Joyner also rebukes Christians who want to find fault with leaders who fall into sin. He says when he was first commissioned with helping Bentley find restoration, God gave him a word that Bentley would sin again.

“I felt that the Lord showed me in 2008 that this wasn’t the last big public embarrassment that Todd was going to have, or mistake, or sin,” he says. “I was given the Scripture in Proverbs, where the righteous falls seven times, even the righteous falls seven times, but they rise yet again. He said Todd would keep getting back up, he would fight on. But I never expected, when we released him, I think, in 2012, where we released him from our oversight, that it’s going to go perfect for him.

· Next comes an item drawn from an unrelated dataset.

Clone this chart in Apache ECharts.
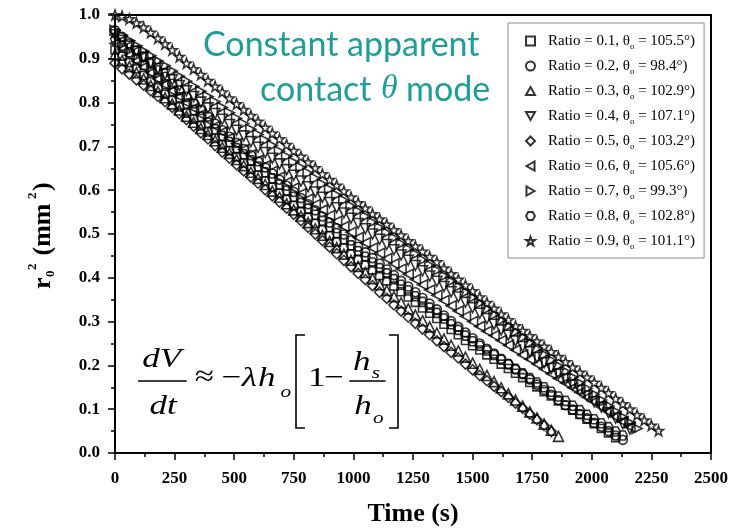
<!DOCTYPE html>
<html>
<head>
<meta charset="utf-8">
<script src="https://cdn.jsdelivr.net/npm/echarts@6/dist/echarts.min.js"></script>
<style>
  html, body { margin: 0; padding: 0; background: #fff; }
  #chart { width: 740px; height: 531px; }
</style>
</head>
<body>
<div id="chart"></div>
<script>
// time stamps (s), shared by all runs
const times = [0,30,60,90,120,150,180,210,240,270,300,330,360,390,420,450,480,510,540,570,
  600,630,660,690,720,750,780,810,840,870,900,930,960,990,1020,1050,1080,1110,1140,1170,
  1200,1230,1260,1290,1320,1350,1380,1410,1440,1470,1500,1530,1560,1590,1620,1650,1680,1710,1740,1770,
  1800,1830,1860,1890,1920,1950,1980,2010,2040,2070,2100,2130,2160,2190,2220,2250,2280];

// r0^2 (mm^2) for each ratio
const ratio01 = [0.920,0.906,0.891,0.877,0.862,0.848,0.834,0.819,0.805,0.790,
  0.776,0.762,0.747,0.733,0.718,0.704,0.690,0.676,0.662,0.648,
  0.634,0.621,0.607,0.593,0.579,0.565,0.551,0.538,0.524,0.510,
  0.496,0.482,0.468,0.455,0.442,0.430,0.418,0.405,0.393,0.381,
  0.368,0.356,0.344,0.331,0.319,0.307,0.294,0.282,0.270,0.257,
  0.245,0.235,0.224,0.214,0.203,0.193,0.182,0.172,0.161,0.151,
  0.140,0.130,0.119,0.109,0.098,0.088,0.077,0.067,0.056,0.046,
  0.035];
const ratio02 = [0.965,0.950,0.935,0.919,0.904,0.889,0.874,0.859,0.843,0.828,
  0.813,0.798,0.783,0.768,0.752,0.737,0.722,0.708,0.694,0.680,
  0.666,0.652,0.638,0.624,0.610,0.596,0.582,0.568,0.554,0.540,
  0.526,0.513,0.499,0.485,0.471,0.458,0.445,0.432,0.419,0.406,
  0.393,0.380,0.367,0.354,0.341,0.328,0.314,0.301,0.288,0.275,
  0.262,0.250,0.238,0.227,0.215,0.203,0.191,0.180,0.168,0.156,
  0.144,0.133,0.121,0.109,0.099,0.089,0.079,0.069,0.060,0.050,
  0.040,0.030];
const ratio03 = [0.910,0.896,0.882,0.868,0.854,0.839,0.825,0.811,0.797,0.783,
  0.769,0.755,0.741,0.727,0.713,0.698,0.684,0.670,0.656,0.641,
  0.627,0.613,0.598,0.584,0.569,0.555,0.541,0.526,0.512,0.497,
  0.483,0.469,0.454,0.440,0.426,0.412,0.398,0.384,0.371,0.357,
  0.343,0.329,0.315,0.302,0.288,0.274,0.260,0.246,0.233,0.219,
  0.205,0.191,0.177,0.163,0.149,0.135,0.121,0.107,0.094,0.080,
  0.066,0.052,0.038];
const ratio04 = [0.955,0.942,0.929,0.917,0.904,0.891,0.878,0.865,0.852,0.839,
  0.827,0.814,0.801,0.788,0.775,0.762,0.750,0.737,0.724,0.711,
  0.698,0.686,0.673,0.660,0.647,0.634,0.621,0.608,0.596,0.584,
  0.572,0.560,0.548,0.536,0.524,0.512,0.500,0.488,0.476,0.464,
  0.452,0.440,0.428,0.416,0.404,0.392,0.380,0.368,0.356,0.344,
  0.332,0.319,0.307,0.294,0.281,0.269,0.256,0.243,0.231,0.218,
  0.206,0.193,0.180,0.168,0.155,0.143,0.130,0.117,0.105,0.092,
  0.080,0.067,0.055];
const ratio05 = [0.890,0.877,0.865,0.852,0.840,0.827,0.814,0.802,0.789,0.775,
  0.761,0.746,0.731,0.717,0.702,0.687,0.673,0.658,0.644,0.630,
  0.616,0.601,0.587,0.573,0.559,0.545,0.530,0.515,0.500,0.485,
  0.470,0.455,0.440,0.425,0.410,0.396,0.382,0.367,0.353,0.338,
  0.324,0.310,0.296,0.283,0.270,0.256,0.243,0.230,0.217,0.203,
  0.190,0.177,0.165,0.152,0.140,0.127,0.114,0.102,0.089,0.076,
  0.063,0.049];
const ratio06 = [0.935,0.922,0.908,0.895,0.881,0.868,0.854,0.841,0.827,0.814,
  0.800,0.787,0.773,0.760,0.746,0.733,0.719,0.706,0.693,0.681,
  0.668,0.656,0.643,0.630,0.618,0.605,0.592,0.580,0.567,0.555,
  0.542,0.529,0.517,0.504,0.492,0.480,0.468,0.456,0.444,0.432,
  0.420,0.408,0.396,0.384,0.372,0.360,0.348,0.336,0.324,0.312,
  0.300,0.289,0.278,0.268,0.257,0.246,0.235,0.224,0.214,0.203,
  0.192,0.181,0.170,0.160,0.149,0.138,0.127,0.117,0.105,0.094,
  0.083,0.072,0.060];
const ratio07 = [0.965,0.953,0.942,0.930,0.918,0.907,0.895,0.884,0.872,0.860,
  0.849,0.837,0.826,0.814,0.802,0.789,0.777,0.764,0.752,0.739,
  0.727,0.714,0.702,0.689,0.677,0.664,0.652,0.639,0.627,0.614,
  0.602,0.589,0.577,0.564,0.552,0.540,0.527,0.515,0.503,0.491,
  0.478,0.466,0.454,0.441,0.429,0.417,0.404,0.392,0.380,0.367,
  0.355,0.342,0.329,0.316,0.303,0.290,0.277,0.264,0.251,0.238,
  0.225,0.212,0.199,0.186,0.173,0.160,0.147,0.134,0.121,0.108,
  0.095,0.082,0.069,0.056];
const ratio08 = [0.945,0.930,0.915,0.901,0.886,0.871,0.857,0.842,0.827,0.812,
  0.798,0.783,0.768,0.754,0.739,0.724,0.710,0.696,0.682,0.668,
  0.654,0.641,0.627,0.613,0.599,0.585,0.571,0.558,0.544,0.530,
  0.516,0.502,0.488,0.474,0.461,0.448,0.435,0.422,0.410,0.397,
  0.384,0.371,0.358,0.345,0.332,0.320,0.307,0.294,0.281,0.268,
  0.255,0.245,0.234,0.224,0.213,0.203,0.192,0.182,0.171,0.161,
  0.150,0.140,0.129,0.119,0.108,0.098,0.087,0.077,0.068,0.059,
  0.049,0.040];
const ratio09 = [1.000,0.997,0.991,0.982,0.972,0.960,0.947,0.934,0.920,0.905,
  0.890,0.877,0.864,0.850,0.837,0.824,0.810,0.797,0.784,0.770,
  0.757,0.743,0.730,0.717,0.704,0.690,0.677,0.664,0.651,0.637,
  0.624,0.611,0.598,0.584,0.571,0.559,0.546,0.534,0.522,0.509,
  0.497,0.484,0.472,0.460,0.448,0.436,0.422,0.409,0.396,0.383,
  0.370,0.356,0.343,0.330,0.317,0.304,0.290,0.279,0.267,0.255,
  0.243,0.231,0.220,0.208,0.196,0.184,0.173,0.161,0.149,0.137,
  0.124,0.112,0.100,0.087,0.075,0.063,0.051];

const ratios = ["0.1", "0.2", "0.3", "0.4", "0.5", "0.6", "0.7", "0.8", "0.9"];
const thetas = ["105.5", "98.4", "102.9", "107.1", "103.2", "105.6", "99.3", "102.8", "101.1"];
const values = [ratio01, ratio02, ratio03, ratio04, ratio05, ratio06, ratio07, ratio08, ratio09];

// marker shapes (paths so the legend shows the same orientation)
const TRI_UP = "path://M0,-5L5,4L-5,4Z";
const TRI_DOWN = "path://M-5,-4L5,-4L0,5Z";
const TRI_LEFT = "path://M-5,0L4,-5L4,5Z";
const TRI_RIGHT = "path://M5,0L-4,-5L-4,5Z";
const HEX = "path://M-5,0L-2.5,-4.33L2.5,-4.33L5,0L2.5,4.33L-2.5,4.33Z";
const STAR = "path://M0,-5L1.18,-1.62L4.76,-1.55L1.9,0.62L2.94,4.05L0,2L-2.94,4.05L-1.9,0.62L-4.76,-1.55L-1.18,-1.62Z";
const markers = [
  { symbol: "rect", size: 8 },
  { symbol: "circle", size: 9 },
  { symbol: TRI_UP, size: 10 },
  { symbol: TRI_DOWN, size: 10 },
  { symbol: "diamond", size: 10 },
  { symbol: TRI_LEFT, size: 10 },
  { symbol: TRI_RIGHT, size: 10 },
  { symbol: HEX, size: 9 },
  { symbol: STAR, size: 10 },
];

const serif = "Liberation Serif";
const teal = "#1f9d97";

const series = ratios.map((r, k) => ({
  type: "scatter",
  name: "Ratio = " + r + ", θ = " + thetas[k] + "°)",
  symbol: markers[k].symbol,
  symbolSize: markers[k].size,
  itemStyle: { color: "rgba(255,255,255,0)", borderColor: "#000", borderWidth: 1.6 },
  data: values[k].map((v, i) => [times[i], v]),
}));

const chart = echarts.init(document.getElementById("chart"));
const txt = (x, y, text, font, extra) => ({
  type: "text", x: x, y: y,
  style: Object.assign({ text: text, font: font, fill: "#000", align: "left", verticalAlign: "bottom" }, extra || {}),
});
const it = (s) => "italic " + s + "px '" + serif + "'";
const rm = (s) => s + "px '" + serif + "'";

chart.setOption({
  animation: false,
  backgroundColor: "#fff",
  grid: { left: 115, right: 29, top: 15, bottom: 78, show: true, borderColor: "#000", borderWidth: 2 },
  xAxis: {
    type: "value", min: 0, max: 2500, interval: 250,
    axisLine: { lineStyle: { color: "#000", width: 2 } },
    axisTick: { length: 7, lineStyle: { color: "#000", width: 1.5 } },
    minorTick: { show: true, splitNumber: 2, length: 4, lineStyle: { color: "#000", width: 1.5 } },
    splitLine: { show: false },
    axisLabel: { fontFamily: serif, fontWeight: "bold", fontSize: 17, color: "#000", margin: 17,
      formatter: (v) => String(v) },
  },
  yAxis: {
    type: "value", min: 0, max: 1, interval: 0.1,
    axisLine: { show: true, lineStyle: { color: "#000", width: 2 } },
    axisTick: { show: true, length: 7, lineStyle: { color: "#000", width: 1.5 } },
    minorTick: { show: true, splitNumber: 2, length: 4, lineStyle: { color: "#000", width: 1.5 } },
    splitLine: { show: false },
    axisLabel: { fontFamily: serif, fontWeight: "bold", fontSize: 17, color: "#000", margin: 15,
      formatter: (v) => v.toFixed(1) },
  },
  legend: {
    orient: "vertical", left: 508, top: 23,
    padding: [8, 9, 7, 17], itemWidth: 9, itemHeight: 9, itemGap: 5,
    borderColor: "#8c8c8c", borderWidth: 1, backgroundColor: "#fff",
    formatter: (name) => "{g|}" + name.replace("θ", "θ{o|o}"),
    textStyle: {
      fontFamily: serif, fontSize: 15, color: "#000", lineHeight: 14,
      rich: {
        g: { width: 8 },
        o: { fontFamily: serif, fontSize: 9, lineHeight: 9, padding: [11, 0, 0, 0] },
      },
    },
  },
  graphic: [
    // teal annotation
    txt(203, 62, "Constant apparent", "34px Lato", { fill: teal }),
    txt(260, 107, "contact", "34px Lato", { fill: teal }),
    txt(381, 106, "θ", it(34), { fill: teal }),
    txt(406, 107, "mode", "34px Lato", { fill: teal }),
    // y-axis title, rotated
    {
      type: "group", x: 51, y: 289, rotation: Math.PI / 2,
      children: [
        txt(0, 5, "r", "bold " + rm(26)),
        txt(12, 6, "0", "bold " + rm(13)),
        txt(19, -12, "2", "bold " + rm(13)),
        txt(27, 5, " (mm", "bold " + rm(26)),
        txt(90, -12, "2", "bold " + rm(13)),
        txt(98, 5, ")", "bold " + rm(26)),
      ],
    },
    // x-axis title
    txt(413, 527, "Time (s)", "bold " + rm(26), { align: "center" }),
    // formula, stretched horizontally
    {
      type: "group", scaleX: 1.25, originX: 138, originY: 0,
      children: [
        txt(157, 374, "dV", it(28), { align: "center" }),
        { type: "line", shape: { x1: 138, y1: 381, x2: 177, y2: 381 }, style: { stroke: "#000", lineWidth: 1.3 } },
        txt(158, 421, "dt", it(28), { align: "center" }),
        txt(191, 392, "≈", rm(28), { align: "center" }),
        txt(205, 393, "−", rm(28)),
        txt(221, 393, "λ", it(28)),
        txt(234, 393, "h", it(28)),
        txt(252, 401, "o", it(17)),
        txt(274, 393, "1", rm(28)),
        txt(287, 393, "−", rm(28)),
        txt(310, 377, "h", it(28)),
        txt(325, 382, "s", it(17)),
        { type: "line", shape: { x1: 307, y1: 381, x2: 336, y2: 381 }, style: { stroke: "#000", lineWidth: 1.3 } },
        txt(311, 421, "h", it(28)),
        txt(326, 427, "o", it(17)),
      ],
    },
    { type: "polyline", shape: { points: [[305, 335], [296, 335], [296, 428], [305, 428]] }, style: { stroke: "#000", lineWidth: 1.6, fill: null } },
    { type: "polyline", shape: { points: [[389, 335], [398, 335], [398, 428], [389, 428]] }, style: { stroke: "#000", lineWidth: 1.6, fill: null } },
  ],
  series: series,
});
</script>
</body>
</html>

I knew he was going to have other problems, other major things.”

Powell sees Joyner’s actions up to this point, though, as an error “in the way of Eli.” Eli was the priest in 1 Samuel who allowed his sons to operate as priests even though they sinned sexually in the house of the Lord.

“In my mind, leaders who have been in Todd’s life, leaders who have had oversight over his life and ministry, have erred in the way of Eli,” he says in his Facebook post. “I believe that Rick Joyner, along with other senior leaders who have had oversight over Todd through the years, have failed the body of Christ in this regard. I believe many lives have been destroyed because of their unwillingness to appropriately discipline Todd in proportion to the seriousness of his sin, offense, and on-going lack of true repentance.”